These aren’t random events — they are repeated time and again in elections through the last decade or so. Sociologically, one explanation for the difference between the polls and the results is that in cultures where being conservative is seen as socially unacceptable, people simply tell the pollster what they think the pollster wants to hear — they tell them what they think will make them liked, or at least accepted.

In other words, people are capable of lying. Don’t sit there with a stunned look on your face, as if you’d never thought of this before.

I know polls are one thing, and big data is another. The Internet of Things is, after all, going to put sensors in every home, at every street corner, in every car, and in every piece of electronics you might encounter in your daily life. Then you won’t have the ability to lie, because all sharing will be frictionless.

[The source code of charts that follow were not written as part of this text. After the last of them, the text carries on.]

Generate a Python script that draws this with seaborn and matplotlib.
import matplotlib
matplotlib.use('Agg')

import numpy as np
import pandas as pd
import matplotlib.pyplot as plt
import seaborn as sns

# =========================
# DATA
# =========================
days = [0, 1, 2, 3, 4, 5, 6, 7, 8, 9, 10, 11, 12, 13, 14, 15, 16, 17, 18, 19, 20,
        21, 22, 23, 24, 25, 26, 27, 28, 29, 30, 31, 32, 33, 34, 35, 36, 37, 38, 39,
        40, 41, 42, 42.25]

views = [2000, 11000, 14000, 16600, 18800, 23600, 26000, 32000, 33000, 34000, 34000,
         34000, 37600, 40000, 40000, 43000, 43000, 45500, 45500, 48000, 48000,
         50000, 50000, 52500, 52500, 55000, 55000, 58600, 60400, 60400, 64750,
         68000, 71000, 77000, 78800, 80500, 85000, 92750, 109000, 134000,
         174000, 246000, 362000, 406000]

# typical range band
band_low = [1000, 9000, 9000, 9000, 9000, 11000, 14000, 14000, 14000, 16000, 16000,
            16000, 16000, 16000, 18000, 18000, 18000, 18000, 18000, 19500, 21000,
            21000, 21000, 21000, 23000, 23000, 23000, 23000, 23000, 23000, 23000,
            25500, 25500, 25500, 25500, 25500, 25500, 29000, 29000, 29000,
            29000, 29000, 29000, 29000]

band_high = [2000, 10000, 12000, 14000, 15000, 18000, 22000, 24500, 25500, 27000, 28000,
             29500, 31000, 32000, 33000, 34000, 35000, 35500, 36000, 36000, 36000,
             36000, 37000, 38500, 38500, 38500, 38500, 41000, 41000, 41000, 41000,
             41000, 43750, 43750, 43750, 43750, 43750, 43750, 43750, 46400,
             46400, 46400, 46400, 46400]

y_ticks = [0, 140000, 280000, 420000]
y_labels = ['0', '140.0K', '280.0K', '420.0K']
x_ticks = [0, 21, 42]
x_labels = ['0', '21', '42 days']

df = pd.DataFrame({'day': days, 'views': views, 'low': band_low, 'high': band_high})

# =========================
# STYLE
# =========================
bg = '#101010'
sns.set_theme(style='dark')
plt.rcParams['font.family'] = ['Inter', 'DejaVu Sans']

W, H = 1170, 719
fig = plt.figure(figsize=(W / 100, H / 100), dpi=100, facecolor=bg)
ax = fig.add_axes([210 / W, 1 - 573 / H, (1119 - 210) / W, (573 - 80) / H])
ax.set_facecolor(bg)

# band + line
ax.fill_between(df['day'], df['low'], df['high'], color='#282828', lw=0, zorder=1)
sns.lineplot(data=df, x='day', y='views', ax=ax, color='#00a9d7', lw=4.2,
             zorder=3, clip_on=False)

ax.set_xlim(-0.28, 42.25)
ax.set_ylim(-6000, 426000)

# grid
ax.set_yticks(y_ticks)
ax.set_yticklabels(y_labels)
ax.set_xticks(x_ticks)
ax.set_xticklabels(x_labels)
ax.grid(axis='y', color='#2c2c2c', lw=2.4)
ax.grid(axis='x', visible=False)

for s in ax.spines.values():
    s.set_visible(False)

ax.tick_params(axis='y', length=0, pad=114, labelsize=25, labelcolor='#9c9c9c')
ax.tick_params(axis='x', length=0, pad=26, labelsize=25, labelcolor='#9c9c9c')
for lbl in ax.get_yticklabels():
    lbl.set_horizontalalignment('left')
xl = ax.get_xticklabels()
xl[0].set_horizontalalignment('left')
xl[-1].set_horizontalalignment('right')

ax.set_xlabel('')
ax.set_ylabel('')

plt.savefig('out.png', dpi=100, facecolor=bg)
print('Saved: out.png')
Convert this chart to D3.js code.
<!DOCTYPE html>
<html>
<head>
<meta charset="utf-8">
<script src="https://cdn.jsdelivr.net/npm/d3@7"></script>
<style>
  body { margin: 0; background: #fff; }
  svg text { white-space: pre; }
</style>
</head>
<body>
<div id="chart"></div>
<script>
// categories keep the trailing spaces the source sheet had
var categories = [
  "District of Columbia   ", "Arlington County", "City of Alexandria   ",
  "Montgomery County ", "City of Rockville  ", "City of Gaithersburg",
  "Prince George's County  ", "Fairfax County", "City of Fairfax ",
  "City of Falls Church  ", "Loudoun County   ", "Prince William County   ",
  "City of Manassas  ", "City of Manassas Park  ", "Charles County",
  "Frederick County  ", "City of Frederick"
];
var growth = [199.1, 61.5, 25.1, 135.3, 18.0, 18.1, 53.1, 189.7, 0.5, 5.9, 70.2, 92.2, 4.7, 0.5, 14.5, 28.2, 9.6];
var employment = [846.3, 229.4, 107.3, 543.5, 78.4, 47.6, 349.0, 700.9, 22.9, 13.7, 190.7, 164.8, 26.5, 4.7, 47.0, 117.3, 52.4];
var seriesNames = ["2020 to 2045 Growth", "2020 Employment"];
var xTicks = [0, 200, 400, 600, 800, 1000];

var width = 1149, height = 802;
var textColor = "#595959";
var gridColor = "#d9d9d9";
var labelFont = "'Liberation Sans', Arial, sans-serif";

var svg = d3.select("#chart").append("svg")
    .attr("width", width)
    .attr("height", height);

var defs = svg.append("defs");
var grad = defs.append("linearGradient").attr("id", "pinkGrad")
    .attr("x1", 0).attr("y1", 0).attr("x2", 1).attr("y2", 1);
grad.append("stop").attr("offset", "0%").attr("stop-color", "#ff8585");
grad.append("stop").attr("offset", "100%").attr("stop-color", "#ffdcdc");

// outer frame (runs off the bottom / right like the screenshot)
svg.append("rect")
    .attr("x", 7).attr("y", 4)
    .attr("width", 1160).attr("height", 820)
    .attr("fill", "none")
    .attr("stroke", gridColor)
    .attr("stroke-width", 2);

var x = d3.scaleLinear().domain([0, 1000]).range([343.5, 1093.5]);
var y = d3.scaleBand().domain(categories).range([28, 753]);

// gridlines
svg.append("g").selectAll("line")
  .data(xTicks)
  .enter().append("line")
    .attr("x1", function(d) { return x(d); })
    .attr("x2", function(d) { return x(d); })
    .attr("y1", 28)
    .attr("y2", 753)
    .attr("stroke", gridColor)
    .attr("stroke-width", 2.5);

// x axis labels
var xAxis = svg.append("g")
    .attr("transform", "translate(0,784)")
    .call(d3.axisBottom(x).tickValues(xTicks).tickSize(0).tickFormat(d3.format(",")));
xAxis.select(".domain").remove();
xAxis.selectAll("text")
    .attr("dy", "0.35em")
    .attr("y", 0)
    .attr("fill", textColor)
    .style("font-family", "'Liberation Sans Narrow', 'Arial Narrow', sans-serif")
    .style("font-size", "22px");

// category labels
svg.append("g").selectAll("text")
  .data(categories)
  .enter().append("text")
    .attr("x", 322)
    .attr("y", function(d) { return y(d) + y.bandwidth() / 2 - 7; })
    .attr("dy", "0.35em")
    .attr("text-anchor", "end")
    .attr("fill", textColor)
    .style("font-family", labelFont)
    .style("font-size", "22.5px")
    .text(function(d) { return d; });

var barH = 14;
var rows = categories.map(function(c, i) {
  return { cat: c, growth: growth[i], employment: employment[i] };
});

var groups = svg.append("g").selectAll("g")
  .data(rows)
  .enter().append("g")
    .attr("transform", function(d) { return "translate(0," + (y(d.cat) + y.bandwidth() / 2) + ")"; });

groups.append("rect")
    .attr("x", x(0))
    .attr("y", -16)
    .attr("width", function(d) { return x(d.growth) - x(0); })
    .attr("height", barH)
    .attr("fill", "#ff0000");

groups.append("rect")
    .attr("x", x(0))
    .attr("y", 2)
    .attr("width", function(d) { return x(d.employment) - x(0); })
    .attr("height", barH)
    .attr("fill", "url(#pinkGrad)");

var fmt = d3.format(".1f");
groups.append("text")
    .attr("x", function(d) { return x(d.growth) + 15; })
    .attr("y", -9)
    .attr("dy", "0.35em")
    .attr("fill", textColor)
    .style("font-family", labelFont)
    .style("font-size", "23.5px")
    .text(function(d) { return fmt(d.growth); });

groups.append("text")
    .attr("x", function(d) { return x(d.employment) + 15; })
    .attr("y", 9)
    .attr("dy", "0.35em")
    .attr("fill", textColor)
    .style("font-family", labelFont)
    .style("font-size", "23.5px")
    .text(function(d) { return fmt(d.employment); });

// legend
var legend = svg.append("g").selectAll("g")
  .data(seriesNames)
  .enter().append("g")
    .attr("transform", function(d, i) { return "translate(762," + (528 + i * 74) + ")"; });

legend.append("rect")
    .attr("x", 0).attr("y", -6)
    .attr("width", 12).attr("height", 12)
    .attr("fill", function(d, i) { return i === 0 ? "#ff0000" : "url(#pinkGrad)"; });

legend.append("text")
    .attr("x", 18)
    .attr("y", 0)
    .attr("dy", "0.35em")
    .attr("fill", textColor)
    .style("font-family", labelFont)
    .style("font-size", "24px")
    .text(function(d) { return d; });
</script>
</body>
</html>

Ignoring the big brother implications (Big Brother doesn’t want you to keep a diary, because keeping diaries will just cause you emotional angst…), there’s an underlying problem with the exuberance over being able to collect all the information in the world and run it through some form of algorithm that will predict, not only the future, but also how to “nudge” people along a path someone writing the code (or the laws, as the case might be), wants them to go.

People don’t always like to be “nudged,” and they’re pretty good liars, if you want to know the truth. Kids posting the names of songs on social media sites that describe how they feel — knowing their parents don’t know the song, and hence won’t get the point. Jokes about squirrels and blue dories. Winston keeping a dairy outside the range of the all seeing eye of Big Brother — people will find a way to communicate and remember no matter what measures you might take.

And if you think the solution to this problem is “just add more sensors,” then I find your line of thinking pretty creepy.

But this is the bottom line problem with data analytics — we can’t really measure intent, just action. We can try to infer intent from action, but people are pretty good at doing one thing, and meaning another — especially once they figure out how you’re measuring them.

So before we go running off into a world of, “ignore your common sense, and use the data, Luke,” we might need to think about this little problem called humanity. Or maybe it’s time to inject a little reality and humility into our way of thinking.

Maybe we really can’t “solve the world’s problems.” Maybe we can’t influence people to do what we think is best all the time, no matter how much data we covet and collect and hoard and analyze. And maybe, by focusing so hard on this, we’re like the statistician who’s ignoring his head slowly roasting.

At least it’s a dry heat, I guess.